岸田文雄首相は11日、「法務大臣は死刑のはんこを押す地味な役職」などと発言し、与野党から辞任を求める声が出ていた葉梨康弘法相を、更迭する方針を固めた。自民党関係者が明らかにした。

首相に事実上更迭されることになった葉梨法相が、法相の仕事を軽視したような失言で、2010年11月に更迭された柳田稔c元法相について、かつて、自身のホームページのコラムで批判していたことが分かった。11日、立憲民主党の川田龍平参院議員が参院本会議で、指摘した。

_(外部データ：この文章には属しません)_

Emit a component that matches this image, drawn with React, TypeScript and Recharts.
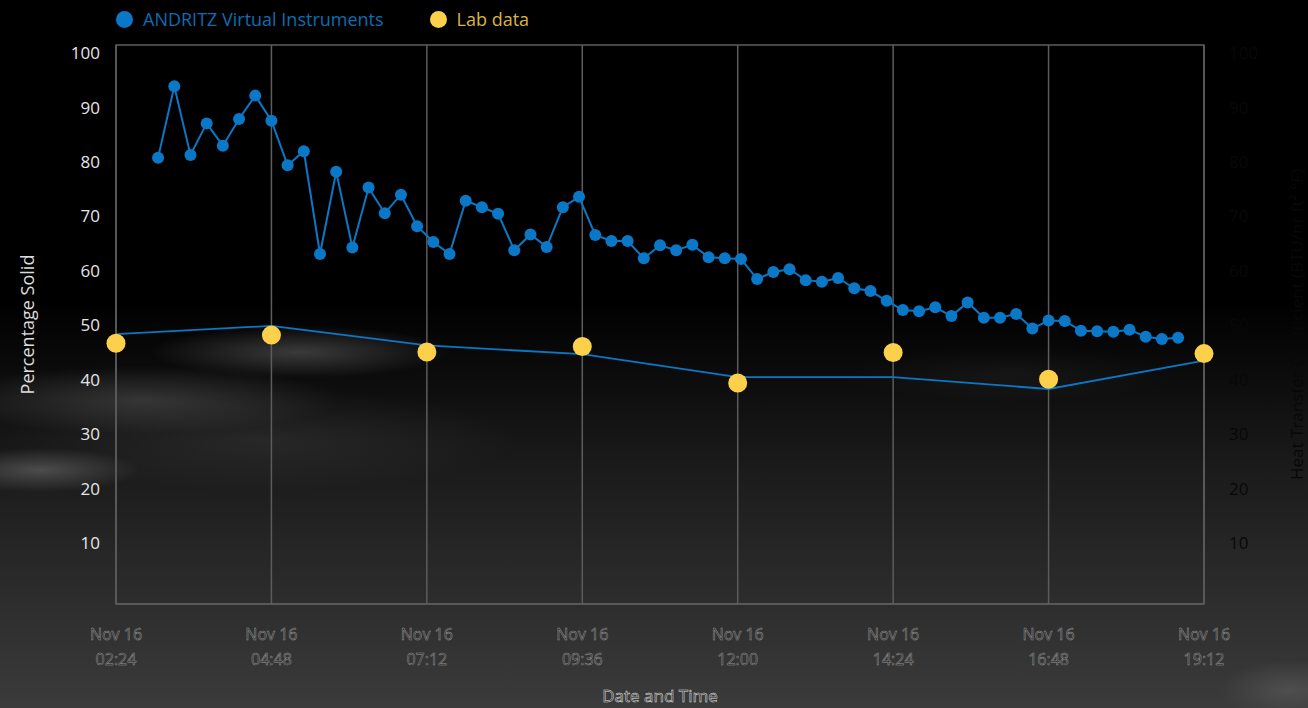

葉梨氏は、2010年に「法務大臣は、国会答弁は2つを覚えておけばいい」などと発言し、その後更迭された柳田氏について、2011年のコラムで「閣僚としての適性を欠く方を交代させるのは当然のこと」と指摘していた。川田氏は「ご自身の言葉を踏まえれば当然、辞任すべきだ」と、葉梨氏に辞任を迫った。

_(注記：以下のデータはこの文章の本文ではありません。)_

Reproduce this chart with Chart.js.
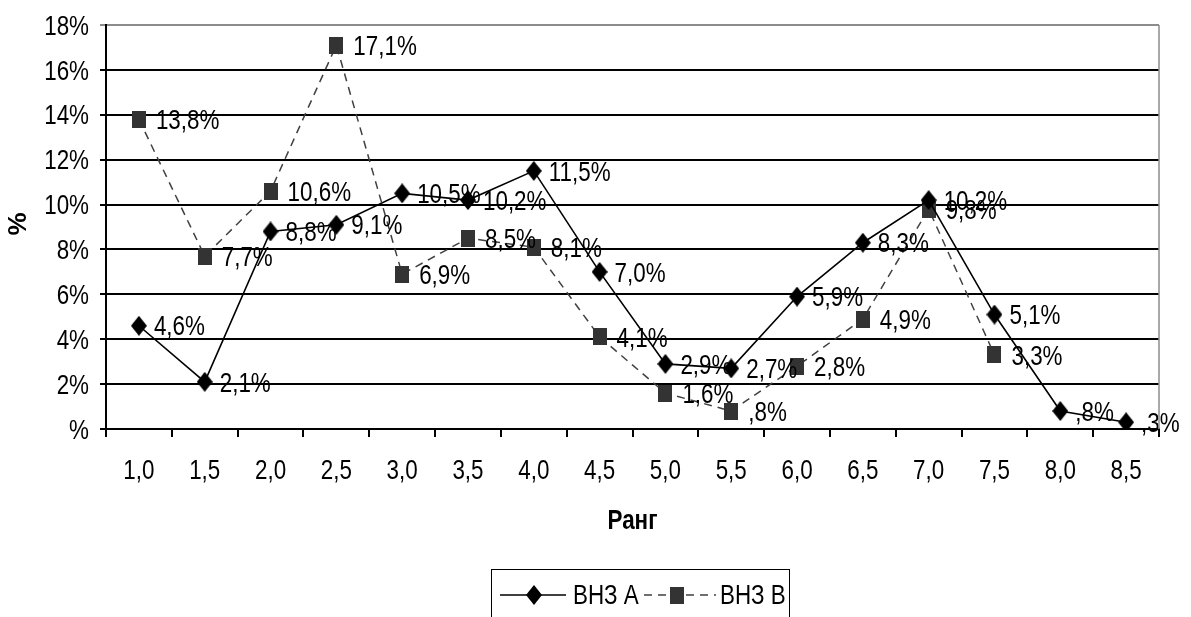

これに対し、葉梨氏は「私が落選中だった期間、コラムにご指摘のような記載をした」と認め「このたびの発言は軽率だったと真摯(しんし)に受け止め、撤回の上おわびします。今後は発言に慎重を期してまいります」「引き続き説明責任を徹底的に果たし、職務に全力を尽くします」と答弁した。

葉梨氏にとっては、失言で辞任に追い込まれた元法相を批判した言葉が、そのまま自分にそっくりはねかえってくる、皮肉な「ブーメラン」になった。

柳田氏は2010年11月14日、法相就任祝いをかねた地元広島での会合で「法務大臣は『個別の事案についてはお答えを差し控えます』と『法と証拠に基づいて適切にやっています』の2つを覚えておけばいい」と発言。発言から8日後に、当時の菅直人首相に更迭された。